Kickfire and "Stream Processing"
I noticed Robert's
post about the Kickfire launch. He mentioned Truviso — for whom I
work — so I thought I'd
add my two cents.
Kickfire is the company previous known as "C2App". I'm not familiar
with the details of their technology, but the basic idea is
to use custom hardware to accelerate data warehousing
queries (this blog
post has some more details). Using custom hardware is
not a new idea —
Netezza have been
doing something superficially similar for years, with
considerable success. In addition to custom hardware,
Kickfire apparently use a few other data warehousing
techniques that have recently come back in vogue
(e.g. column-wise storage with compression, coupled with the
ability to do query execution over compressed data). As an
aside, I think
that building a data warehousing product using MySQL is a
fairly surprising technical decision.
One thing I did notice is that Kickfire's PR mentions
"stream processing" repeatedly, and Robert's post suggests
that the sort of stream processing done by Kickfire is
similar to what Truviso does. This
is not the case: the two companies and their products are
very different. I'd guess that Kickfire are using the
term because it's become something of a buzzword.
I'd like to talk more about Truviso on this blog in the
future, but the basic idea behind data stream processing is
to allow
analysis queries to be performed over live streams of
data, as the data arrives at the system. In traditional
databases, in order to apply a query to a piece of
data, you first
need to insert the data item into the database, wait for it
to be committed to disk (force-write the write-ahead log),
and then finally
run a query on it from scratch. When data arrives at a rapid
pace and you need low-latency query results, this
"store-and-query" model has terrible performance; it's also
an unnatural way to structure a client application (you're
essentially polling for results). Instead,
a data stream
query processor allows the user to define a set of
long-running continuous queries that represent the
conditions of interest over the incoming data streams. As
new live data arrives, the data is applied to the queries to
incrementally update their results; client applications can
simply consume new query results as soon as they become
available. This allows you to get
query results that are always up-to-date, without the need
to first
write data to disk (the data can either be discarded, or
else written to disk asynchronously). For certain domains,
such as algorithmic
trading, network and environment monitoring, fraud
detection, and real-time reporting, the data stream approach
often yields much better performance and a more natural
programming model. For more info, see the talk on
data stream query processing I gave at last year's PgCon.

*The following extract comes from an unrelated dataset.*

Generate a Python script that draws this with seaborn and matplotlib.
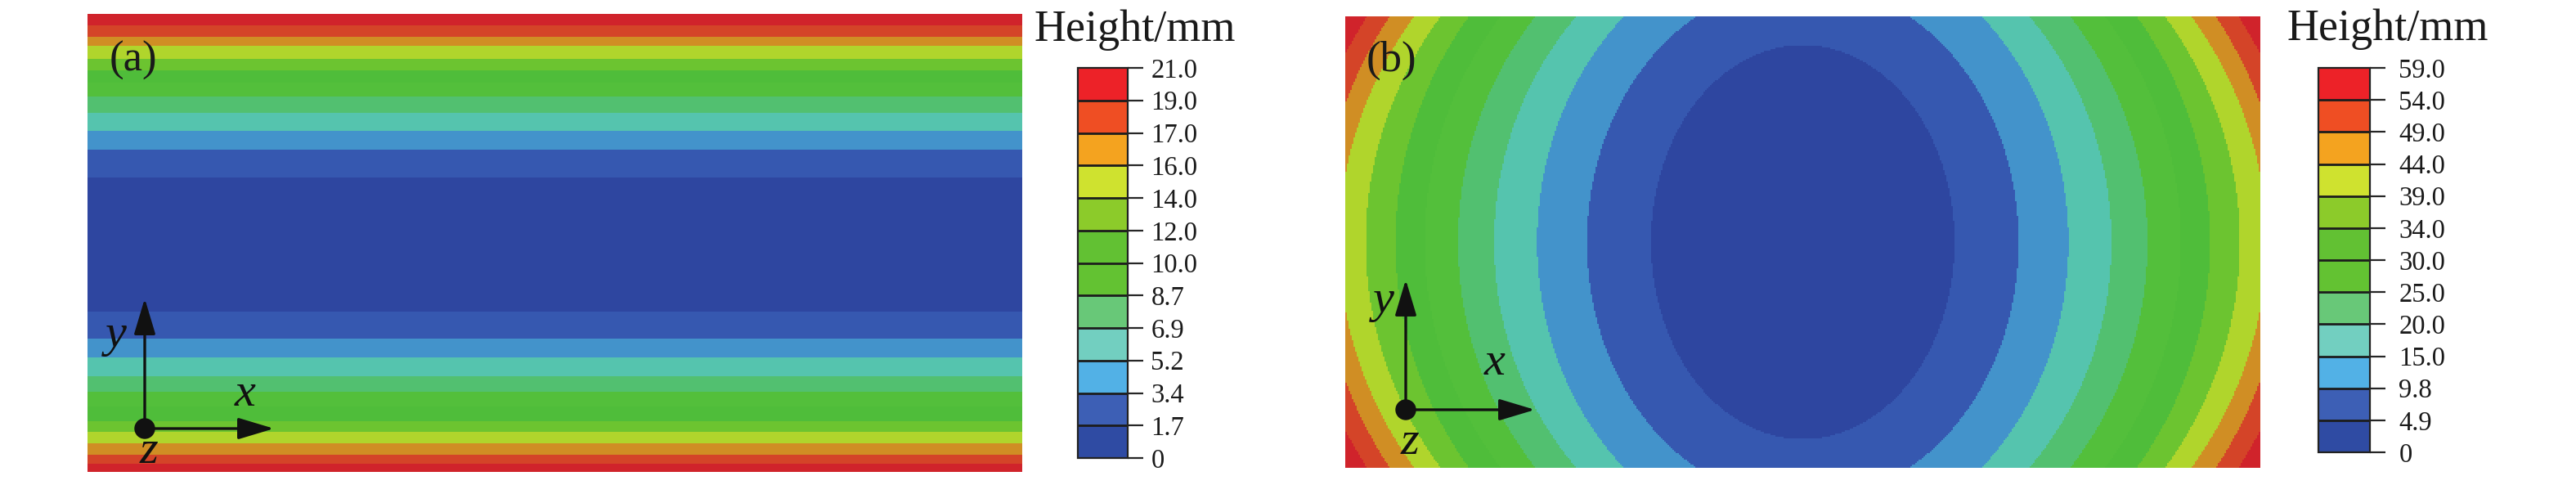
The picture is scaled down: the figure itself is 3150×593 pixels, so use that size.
import numpy as np
import matplotlib
matplotlib.use("Agg")
import matplotlib.pyplot as plt
from matplotlib.colors import ListedColormap, BoundaryNorm
from matplotlib.cm import ScalarMappable
import seaborn as sns

# ---------------- data ----------------
a_tick_labels = ["0", "1.7", "3.4", "5.2", "6.9", "8.7", "10.0", "12.0",
                 "14.0", "16.0", "17.0", "19.0", "21.0"]
b_tick_labels = ["0", "4.9", "9.8", "15.0", "20.0", "25.0", "30.0", "34.0",
                 "39.0", "44.0", "49.0", "54.0", "59.0"]

# panel (a): horizontal bands; boundaries as fraction of strip height from the top edge
a_band_edges = [0.000, 0.025, 0.050, 0.070, 0.098, 0.123, 0.150, 0.180, 0.216,
                0.255, 0.296, 0.357, 0.650, 0.709, 0.750, 0.791, 0.825, 0.857,
                0.889, 0.913, 0.938, 0.963, 0.982, 1.000]
a_band_index = [11, 10, 9, 8, 7, 6, 5, 4, 3, 2, 1, 0,
                1, 2, 3, 4, 5, 6, 7, 8, 9, 10, 11]

# panel (b): contour rings (4.9 ... 54.0 mm) as elliptical boundaries,
# semi-axes in half-panel units (x: half width, y: half height)
b_ring_semi_x = [0.333, 0.473, 0.582, 0.676, 0.755, 0.828, 0.892, 0.957, 1.015, 1.056, 1.103]
b_ring_semi_y = [0.876, 1.154, 1.357, 1.478, 1.590, 1.669, 1.752, 1.793, 1.840, 1.942, 1.998]

# colours of the 12 bands (low -> high)
map_colors = ["#2e46a0", "#3658b0", "#4393cb", "#55c4ae", "#52c070", "#53bf3b",
              "#4fbd3a", "#6cc430", "#b0d52c", "#d08e24", "#d44428", "#d0232b"]
bar_colors = ["#2f4ba3", "#3d5fb5", "#52b1e6", "#72cfc0", "#68c878", "#63c232",
              "#62c133", "#8ccb2a", "#cfe22f", "#f4a31f", "#ef4e23", "#ed2228"]

# ---------------- figure ----------------
sns.set_theme(style="white")
plt.rcParams["font.family"] = "serif"
plt.rcParams["font.serif"] = ["Liberation Serif", "DejaVu Serif"]

W, H = 3150, 593
fig = plt.figure(figsize=(W / 100, H / 100), dpi=100)


def frac(x0, y0, x1, y1):
    return [x0 / W, (H - y1) / H, (x1 - x0) / W, (y1 - y0) / H]


map_cmap = ListedColormap(map_colors)
bar_cmap = ListedColormap(bar_colors)

# panel (a)
ax_a = fig.add_axes(frac(107, 17, 1250, 577))
n_rows = 560
t = (np.arange(n_rows) + 0.5) / n_rows
pos = np.searchsorted(np.array(a_band_edges), t, side="right") - 1
pos = np.clip(pos, 0, len(a_band_index) - 1)
a_grid = np.array(a_band_index)[pos][:, None].repeat(4, axis=1)
sns.heatmap(a_grid, ax=ax_a, cmap=map_cmap, vmin=-0.5, vmax=11.5, cbar=False,
            xticklabels=False, yticklabels=False)

# panel (b)
ax_b = fig.add_axes(frac(1645, 20, 2764, 572))
xs = np.linspace(-1, 1, 560)
ys = np.linspace(-1, 1, 276)
X, Y = np.meshgrid(xs, ys)
b_grid = np.zeros_like(X, dtype=int)
for sx, sy in zip(b_ring_semi_x, b_ring_semi_y):
    b_grid += ((X / sx) ** 2 + (Y / sy) ** 2 >= 1).astype(int)
sns.heatmap(b_grid, ax=ax_b, cmap=map_cmap, vmin=-0.5, vmax=11.5, cbar=False,
            xticklabels=False, yticklabels=False)


def make_bar(box, labels, pad):
    cax = fig.add_axes(frac(*box))
    sm = ScalarMappable(norm=BoundaryNorm(np.arange(13), 12), cmap=bar_cmap)
    cb = fig.colorbar(sm, cax=cax, ticks=np.arange(13), drawedges=True)
    cb.ax.set_yticklabels(labels)
    cb.outline.set_edgecolor("#222222")
    cb.outline.set_linewidth(1.6)
    cb.dividers.set_color("#1c1c1c")
    cb.dividers.set_linewidth(2.0)
    cax.tick_params(axis="y", right=True, left=False, length=13.5, width=1.6,
                    pad=pad, labelsize=23.5, labelcolor="#1a1a1a")
    for i, tk in enumerate(cax.yaxis.get_major_ticks()):
        col = "#111111" if (12 - i) % 2 == 0 else "#777777"
        tk.tick2line.set_color(col)
    return cb


make_bar((1318, 83, 1379, 560), a_tick_labels, 7)
make_bar((2835, 83, 2898, 553), b_tick_labels, 12)

# overlay in picture pixel coordinates for labels and axis glyphs
ov = fig.add_axes([0, 0, 1, 1])
ov.set_xlim(0, W)
ov.set_ylim(H, 0)
ov.axis("off")
ov.patch.set_alpha(0)

ov.text(1265, 50, "Height/mm", fontsize=39, ha="left", va="baseline", color="#1a1a1a")
ov.text(2797, 49, "Height/mm", fontsize=39, ha="left", va="baseline", color="#1a1a1a")
ov.text(163, 74, "(a)", fontsize=38, ha="center", va="center", color="#1a1a1a")
ov.text(1701, 74, "(b)", fontsize=38, ha="center", va="center", color="#1a1a1a")


def triad(ox, oy, ytip, xtip, ylab, xlab, zlab):
    style = dict(arrowstyle="-|>,head_length=1.0,head_width=0.3", mutation_scale=27,
                 lw=2.4, color="#111111", shrinkA=0, shrinkB=0)
    ov.annotate("", xy=(ox, ytip), xytext=(ox, oy), arrowprops=style)
    ov.annotate("", xy=(xtip, oy), xytext=(ox, oy), arrowprops=style)
    ov.add_patch(plt.Circle((ox, oy), 12, color="#111111", zorder=5))
    kw = dict(fontsize=42, fontstyle="italic", ha="center", va="center", color="#111111")
    ov.text(*ylab, "y", **kw)
    ov.text(*xlab, "x", **kw)
    ov.text(*zlab, "z", **kw)


triad(177, 524, 365, 335, (142, 410), (300, 482), (182, 552))
triad(1719, 501, 342, 1877, (1692, 368), (1828, 444), (1724, 541))

fig.savefig("out.png", dpi=100)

So what does this have to do with using custom hardware to
accelerate data warehousing queries? Not a whole lot. I'm
guessing that Kickfire have co-opted the "stream processing"
label because they push analysis queries down to the custom
chip, and then "stream" the stored data over the chip, to
compute multiple queries in a single pass. If you squint at
it right, there are some similarities to stream query
processing (in both cases, you only want to take one pass
over the data), but fundamentally, Kickfire is trying to
solve a very different problem, and using a very different
set of technologies. Data warehouse engines like Kickfire
(and Greenplum) are
complements to data stream systems like Truviso (and
Streambase, Coral8, and others), not
supplements or competitors.